** WRITTEN EXERCISE **
From the first line of the entries below through the line bearing "from matplotlib.ticker import MultipleLocator", write out each line exactly. Omit pictures.

[Source code of charts]
--- Start ---
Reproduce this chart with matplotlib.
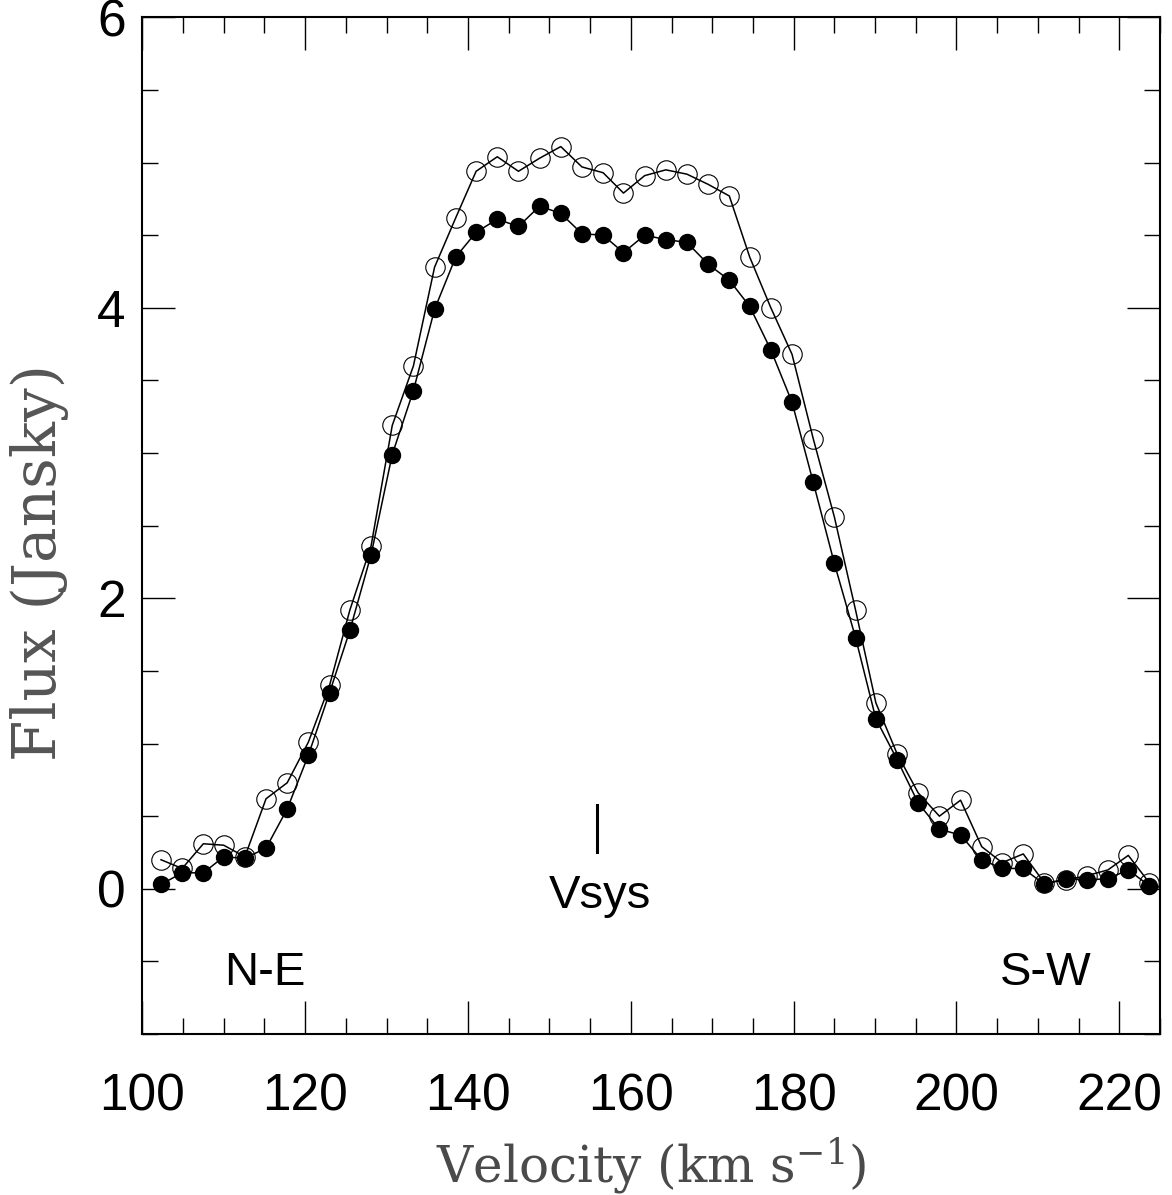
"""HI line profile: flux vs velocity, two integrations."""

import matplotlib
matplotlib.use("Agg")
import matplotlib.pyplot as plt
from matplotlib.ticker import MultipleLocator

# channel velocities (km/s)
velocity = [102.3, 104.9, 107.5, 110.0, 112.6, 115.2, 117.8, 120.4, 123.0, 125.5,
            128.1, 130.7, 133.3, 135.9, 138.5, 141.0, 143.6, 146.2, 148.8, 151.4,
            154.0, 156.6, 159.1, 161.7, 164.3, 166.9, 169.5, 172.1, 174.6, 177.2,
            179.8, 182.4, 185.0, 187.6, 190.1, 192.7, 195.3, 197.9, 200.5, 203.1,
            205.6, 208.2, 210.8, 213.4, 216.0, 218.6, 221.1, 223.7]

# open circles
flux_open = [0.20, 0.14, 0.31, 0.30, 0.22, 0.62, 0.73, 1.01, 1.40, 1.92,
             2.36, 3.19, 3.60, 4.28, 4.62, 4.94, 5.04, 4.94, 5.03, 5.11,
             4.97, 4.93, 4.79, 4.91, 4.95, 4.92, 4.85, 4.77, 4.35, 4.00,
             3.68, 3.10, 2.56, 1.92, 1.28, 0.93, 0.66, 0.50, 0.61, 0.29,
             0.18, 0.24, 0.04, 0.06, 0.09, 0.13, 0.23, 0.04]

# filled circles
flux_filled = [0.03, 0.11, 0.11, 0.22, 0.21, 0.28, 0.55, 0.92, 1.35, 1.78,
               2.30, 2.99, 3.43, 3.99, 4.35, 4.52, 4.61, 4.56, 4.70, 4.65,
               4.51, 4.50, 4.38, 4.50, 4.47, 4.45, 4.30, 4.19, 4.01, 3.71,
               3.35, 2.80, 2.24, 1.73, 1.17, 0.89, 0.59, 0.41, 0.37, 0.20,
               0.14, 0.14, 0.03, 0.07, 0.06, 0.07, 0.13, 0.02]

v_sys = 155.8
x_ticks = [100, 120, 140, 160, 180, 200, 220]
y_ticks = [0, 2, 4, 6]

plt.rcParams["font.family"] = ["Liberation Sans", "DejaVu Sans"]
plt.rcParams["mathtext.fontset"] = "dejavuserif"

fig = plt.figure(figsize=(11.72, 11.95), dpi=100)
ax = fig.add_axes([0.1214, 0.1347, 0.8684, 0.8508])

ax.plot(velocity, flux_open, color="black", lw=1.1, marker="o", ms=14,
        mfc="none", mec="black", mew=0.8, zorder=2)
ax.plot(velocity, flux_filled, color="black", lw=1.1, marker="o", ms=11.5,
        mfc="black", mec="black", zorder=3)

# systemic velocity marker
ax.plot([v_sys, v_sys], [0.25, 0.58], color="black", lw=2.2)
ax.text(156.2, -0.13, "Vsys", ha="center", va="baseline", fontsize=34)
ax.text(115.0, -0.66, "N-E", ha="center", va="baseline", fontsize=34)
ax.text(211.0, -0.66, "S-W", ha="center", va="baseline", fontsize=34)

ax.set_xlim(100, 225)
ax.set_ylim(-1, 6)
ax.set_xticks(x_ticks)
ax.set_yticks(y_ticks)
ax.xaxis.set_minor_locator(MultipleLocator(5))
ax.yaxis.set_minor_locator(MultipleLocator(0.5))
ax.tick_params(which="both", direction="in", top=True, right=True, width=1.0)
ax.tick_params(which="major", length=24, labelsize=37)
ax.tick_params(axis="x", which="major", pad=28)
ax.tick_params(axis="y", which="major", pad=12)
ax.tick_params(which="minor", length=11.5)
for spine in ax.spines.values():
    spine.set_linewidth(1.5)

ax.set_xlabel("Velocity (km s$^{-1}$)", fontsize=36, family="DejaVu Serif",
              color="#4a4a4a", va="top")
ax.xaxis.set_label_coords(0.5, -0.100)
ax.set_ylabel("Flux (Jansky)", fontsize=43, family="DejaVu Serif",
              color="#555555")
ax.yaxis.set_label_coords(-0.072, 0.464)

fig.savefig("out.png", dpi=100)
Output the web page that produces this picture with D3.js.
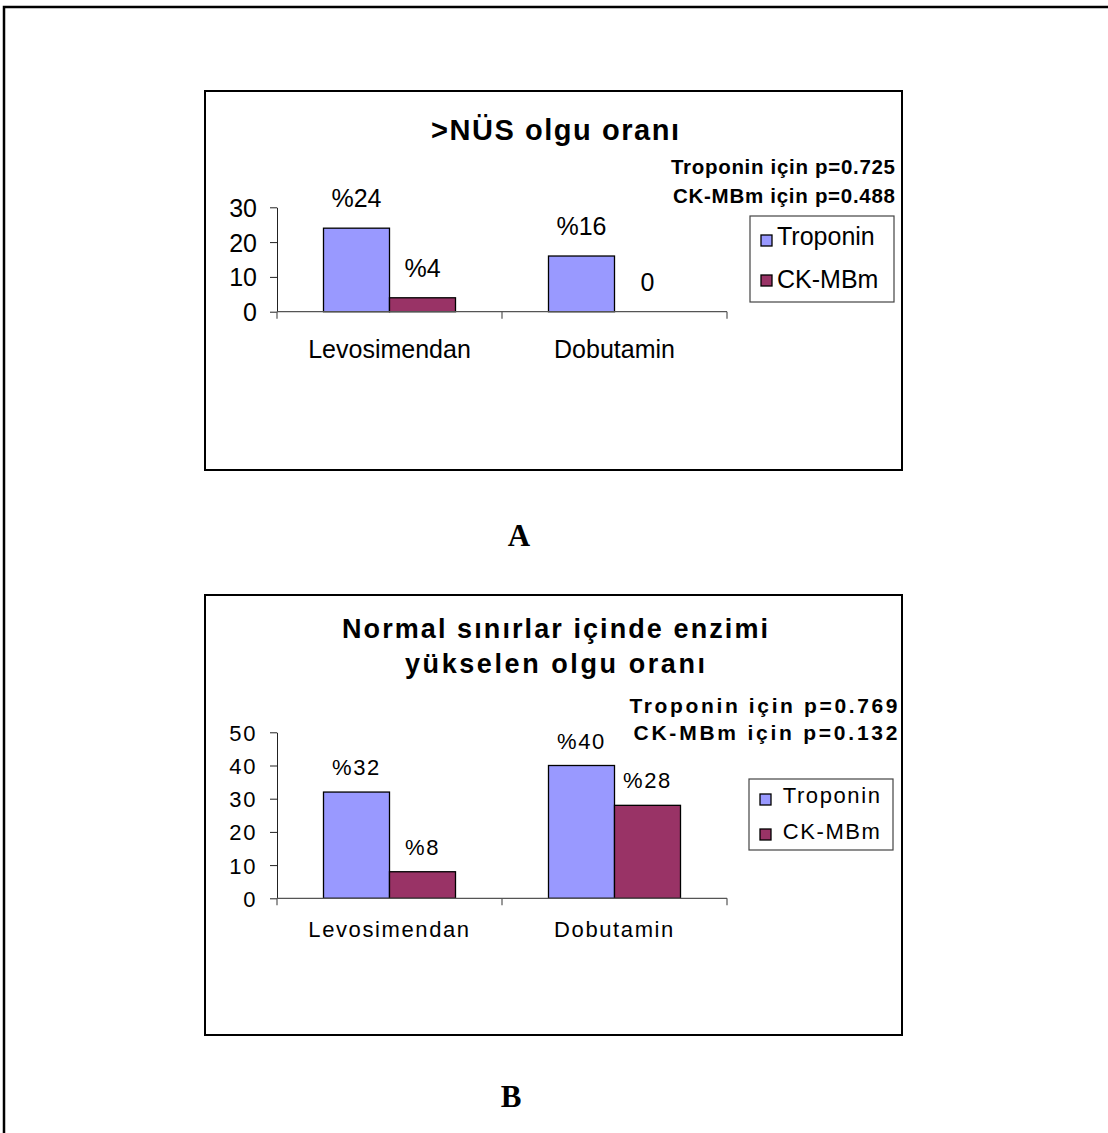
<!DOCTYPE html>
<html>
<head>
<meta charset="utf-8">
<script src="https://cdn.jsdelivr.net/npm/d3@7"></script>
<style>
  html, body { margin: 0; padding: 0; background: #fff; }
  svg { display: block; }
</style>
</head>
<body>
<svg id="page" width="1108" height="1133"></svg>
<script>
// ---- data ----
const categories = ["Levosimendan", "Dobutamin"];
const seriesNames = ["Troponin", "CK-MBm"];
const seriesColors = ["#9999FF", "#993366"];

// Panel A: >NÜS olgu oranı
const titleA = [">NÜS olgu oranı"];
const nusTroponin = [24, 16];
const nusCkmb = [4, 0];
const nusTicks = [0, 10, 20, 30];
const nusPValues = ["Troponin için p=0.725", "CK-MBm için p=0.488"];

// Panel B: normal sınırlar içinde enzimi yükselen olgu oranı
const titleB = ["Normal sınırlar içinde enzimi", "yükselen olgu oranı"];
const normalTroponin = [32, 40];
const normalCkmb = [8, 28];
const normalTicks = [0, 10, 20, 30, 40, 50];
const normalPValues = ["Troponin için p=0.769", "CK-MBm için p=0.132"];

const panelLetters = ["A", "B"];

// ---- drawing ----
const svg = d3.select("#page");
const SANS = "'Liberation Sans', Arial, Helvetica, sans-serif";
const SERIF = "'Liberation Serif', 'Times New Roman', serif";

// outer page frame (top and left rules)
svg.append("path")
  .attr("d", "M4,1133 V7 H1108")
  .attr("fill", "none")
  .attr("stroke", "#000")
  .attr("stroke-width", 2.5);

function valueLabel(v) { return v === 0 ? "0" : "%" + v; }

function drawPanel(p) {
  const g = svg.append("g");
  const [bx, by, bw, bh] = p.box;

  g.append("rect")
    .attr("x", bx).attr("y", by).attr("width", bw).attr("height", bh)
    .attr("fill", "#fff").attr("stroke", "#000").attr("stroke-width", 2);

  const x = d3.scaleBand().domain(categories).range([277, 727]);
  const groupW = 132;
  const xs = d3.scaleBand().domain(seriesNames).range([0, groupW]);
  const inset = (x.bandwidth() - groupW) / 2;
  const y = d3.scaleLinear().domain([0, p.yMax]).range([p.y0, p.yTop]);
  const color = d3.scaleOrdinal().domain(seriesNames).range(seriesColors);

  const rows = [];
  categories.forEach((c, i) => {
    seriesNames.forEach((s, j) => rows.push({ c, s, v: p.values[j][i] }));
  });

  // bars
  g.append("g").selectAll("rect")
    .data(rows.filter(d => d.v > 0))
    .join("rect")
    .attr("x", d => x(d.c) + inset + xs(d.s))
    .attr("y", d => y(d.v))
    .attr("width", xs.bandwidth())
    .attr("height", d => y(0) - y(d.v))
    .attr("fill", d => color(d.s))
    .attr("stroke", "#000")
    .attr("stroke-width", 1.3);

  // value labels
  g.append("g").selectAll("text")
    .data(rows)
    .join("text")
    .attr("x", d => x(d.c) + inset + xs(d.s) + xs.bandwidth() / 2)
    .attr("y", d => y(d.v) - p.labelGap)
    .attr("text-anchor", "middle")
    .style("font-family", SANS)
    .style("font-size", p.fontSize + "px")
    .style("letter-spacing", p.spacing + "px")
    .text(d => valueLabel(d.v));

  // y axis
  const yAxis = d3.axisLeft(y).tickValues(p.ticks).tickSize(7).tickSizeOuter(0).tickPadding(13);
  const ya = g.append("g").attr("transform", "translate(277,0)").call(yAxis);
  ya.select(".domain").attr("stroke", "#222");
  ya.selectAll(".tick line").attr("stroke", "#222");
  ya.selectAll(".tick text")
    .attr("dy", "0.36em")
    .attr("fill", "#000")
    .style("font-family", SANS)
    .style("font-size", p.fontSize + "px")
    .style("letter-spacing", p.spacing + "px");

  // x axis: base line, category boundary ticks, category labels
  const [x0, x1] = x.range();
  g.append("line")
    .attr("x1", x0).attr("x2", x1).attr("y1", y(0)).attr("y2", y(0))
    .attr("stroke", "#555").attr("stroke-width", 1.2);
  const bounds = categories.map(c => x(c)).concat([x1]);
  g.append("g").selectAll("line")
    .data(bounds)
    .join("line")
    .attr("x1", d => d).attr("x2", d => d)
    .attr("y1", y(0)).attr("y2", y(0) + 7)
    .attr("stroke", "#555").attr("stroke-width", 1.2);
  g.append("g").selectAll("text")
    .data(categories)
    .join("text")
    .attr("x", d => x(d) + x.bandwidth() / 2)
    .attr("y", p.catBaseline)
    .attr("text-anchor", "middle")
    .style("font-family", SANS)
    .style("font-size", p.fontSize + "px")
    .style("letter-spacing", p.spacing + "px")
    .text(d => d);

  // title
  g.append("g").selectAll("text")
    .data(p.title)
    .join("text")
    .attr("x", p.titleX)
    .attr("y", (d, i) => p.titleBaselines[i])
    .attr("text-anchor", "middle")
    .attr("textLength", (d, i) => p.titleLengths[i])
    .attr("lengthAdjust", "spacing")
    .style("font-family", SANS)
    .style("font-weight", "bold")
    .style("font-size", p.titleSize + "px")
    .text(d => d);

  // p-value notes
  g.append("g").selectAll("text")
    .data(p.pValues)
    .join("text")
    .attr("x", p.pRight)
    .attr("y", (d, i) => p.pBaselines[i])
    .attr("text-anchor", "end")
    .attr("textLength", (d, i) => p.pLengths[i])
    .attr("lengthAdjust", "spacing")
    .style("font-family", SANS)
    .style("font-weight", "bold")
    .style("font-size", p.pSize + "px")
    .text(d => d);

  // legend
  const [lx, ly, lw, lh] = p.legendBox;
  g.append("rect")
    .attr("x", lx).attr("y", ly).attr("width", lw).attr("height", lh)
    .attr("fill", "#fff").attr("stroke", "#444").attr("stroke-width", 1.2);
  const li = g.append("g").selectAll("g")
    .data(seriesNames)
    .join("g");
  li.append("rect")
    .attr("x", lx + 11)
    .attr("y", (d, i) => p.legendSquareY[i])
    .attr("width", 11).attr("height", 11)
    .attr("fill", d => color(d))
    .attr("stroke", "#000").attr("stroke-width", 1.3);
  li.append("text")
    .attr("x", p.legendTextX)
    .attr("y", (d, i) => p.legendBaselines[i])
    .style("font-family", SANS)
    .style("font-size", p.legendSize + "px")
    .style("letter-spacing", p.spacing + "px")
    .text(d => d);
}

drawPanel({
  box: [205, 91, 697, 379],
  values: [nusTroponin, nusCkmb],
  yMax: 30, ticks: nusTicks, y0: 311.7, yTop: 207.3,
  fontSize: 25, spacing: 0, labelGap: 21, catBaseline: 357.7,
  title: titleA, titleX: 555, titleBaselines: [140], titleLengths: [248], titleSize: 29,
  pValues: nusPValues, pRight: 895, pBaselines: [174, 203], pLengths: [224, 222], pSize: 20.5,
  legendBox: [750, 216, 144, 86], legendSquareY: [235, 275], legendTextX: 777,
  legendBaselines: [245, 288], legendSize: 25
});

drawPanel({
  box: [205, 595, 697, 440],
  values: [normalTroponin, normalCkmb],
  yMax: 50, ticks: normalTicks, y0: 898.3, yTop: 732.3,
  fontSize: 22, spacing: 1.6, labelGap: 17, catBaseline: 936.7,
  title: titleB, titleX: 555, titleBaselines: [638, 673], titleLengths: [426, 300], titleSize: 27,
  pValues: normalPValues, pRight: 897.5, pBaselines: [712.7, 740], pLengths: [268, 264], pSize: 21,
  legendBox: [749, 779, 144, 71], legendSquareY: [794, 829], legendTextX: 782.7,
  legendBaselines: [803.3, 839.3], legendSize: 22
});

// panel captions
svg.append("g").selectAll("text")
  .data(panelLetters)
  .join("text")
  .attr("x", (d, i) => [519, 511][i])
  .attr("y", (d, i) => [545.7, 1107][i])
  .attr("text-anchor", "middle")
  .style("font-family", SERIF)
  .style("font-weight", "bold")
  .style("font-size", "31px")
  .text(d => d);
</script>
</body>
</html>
--- End ---
** IN RESPONSE **
Reproduce this chart with matplotlib.
"""HI line profile: flux vs velocity, two integrations."""

import matplotlib
matplotlib.use("Agg")
import matplotlib.pyplot as plt
from matplotlib.ticker import MultipleLocator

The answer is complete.